PROBLEM
Take the lines from the top down to and including the one with "tt.textContent=title[0];" and repeat them exactly. Omit images.

INFORMATION SHOWN
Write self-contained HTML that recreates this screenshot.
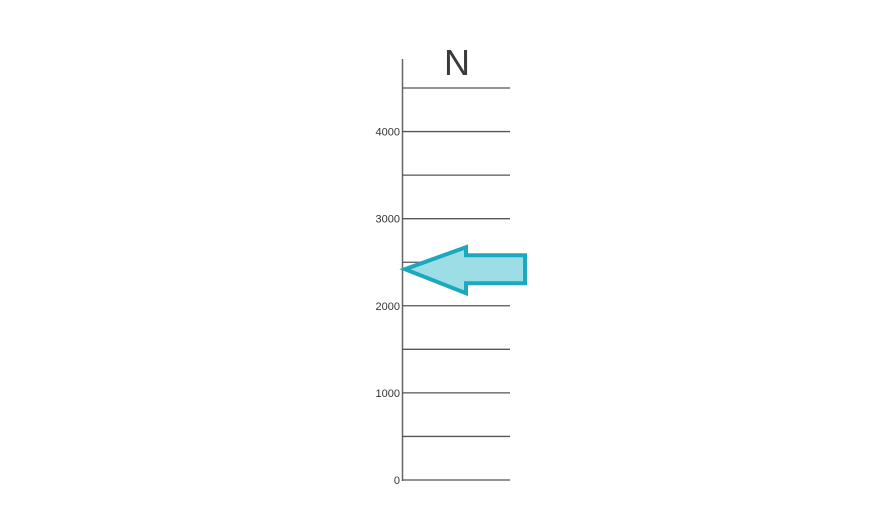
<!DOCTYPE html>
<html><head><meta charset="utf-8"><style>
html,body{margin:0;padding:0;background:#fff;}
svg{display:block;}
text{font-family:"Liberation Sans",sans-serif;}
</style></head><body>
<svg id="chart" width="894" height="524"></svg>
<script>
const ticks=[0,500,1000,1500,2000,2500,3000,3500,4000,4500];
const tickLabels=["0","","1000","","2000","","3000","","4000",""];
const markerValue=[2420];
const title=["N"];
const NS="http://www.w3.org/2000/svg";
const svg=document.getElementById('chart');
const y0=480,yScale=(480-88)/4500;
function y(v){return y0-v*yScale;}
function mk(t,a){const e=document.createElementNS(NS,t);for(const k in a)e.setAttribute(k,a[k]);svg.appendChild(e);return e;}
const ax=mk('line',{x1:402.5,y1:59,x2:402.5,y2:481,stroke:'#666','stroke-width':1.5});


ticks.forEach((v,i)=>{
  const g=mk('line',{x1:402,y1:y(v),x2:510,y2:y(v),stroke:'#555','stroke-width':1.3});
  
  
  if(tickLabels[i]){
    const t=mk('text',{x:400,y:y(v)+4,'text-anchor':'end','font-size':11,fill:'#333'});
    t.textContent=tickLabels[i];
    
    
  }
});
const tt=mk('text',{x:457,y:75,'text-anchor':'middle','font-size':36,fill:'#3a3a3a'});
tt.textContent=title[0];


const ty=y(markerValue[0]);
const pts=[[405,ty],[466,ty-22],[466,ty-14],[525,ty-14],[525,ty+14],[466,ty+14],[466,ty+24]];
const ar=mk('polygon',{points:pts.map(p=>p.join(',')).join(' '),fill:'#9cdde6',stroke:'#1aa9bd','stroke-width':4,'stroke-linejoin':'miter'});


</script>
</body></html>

ANSWER FOR THIS EXERCISE
Write self-contained HTML that recreates this screenshot.
<!DOCTYPE html>
<html><head><meta charset="utf-8"><style>
html,body{margin:0;padding:0;background:#fff;}
svg{display:block;}
text{font-family:"Liberation Sans",sans-serif;}
</style></head><body>
<svg id="chart" width="894" height="524"></svg>
<script>
const ticks=[0,500,1000,1500,2000,2500,3000,3500,4000,4500];
const tickLabels=["0","","1000","","2000","","3000","","4000",""];
const markerValue=[2420];
const title=["N"];
const NS="http://www.w3.org/2000/svg";
const svg=document.getElementById('chart');
const y0=480,yScale=(480-88)/4500;
function y(v){return y0-v*yScale;}
function mk(t,a){const e=document.createElementNS(NS,t);for(const k in a)e.setAttribute(k,a[k]);svg.appendChild(e);return e;}
const ax=mk('line',{x1:402.5,y1:59,x2:402.5,y2:481,stroke:'#666','stroke-width':1.5});


ticks.forEach((v,i)=>{
  const g=mk('line',{x1:402,y1:y(v),x2:510,y2:y(v),stroke:'#555','stroke-width':1.3});
  
  
  if(tickLabels[i]){
    const t=mk('text',{x:400,y:y(v)+4,'text-anchor':'end','font-size':11,fill:'#333'});
    t.textContent=tickLabels[i];
    
    
  }
});
const tt=mk('text',{x:457,y:75,'text-anchor':'middle','font-size':36,fill:'#3a3a3a'});
tt.textContent=title[0];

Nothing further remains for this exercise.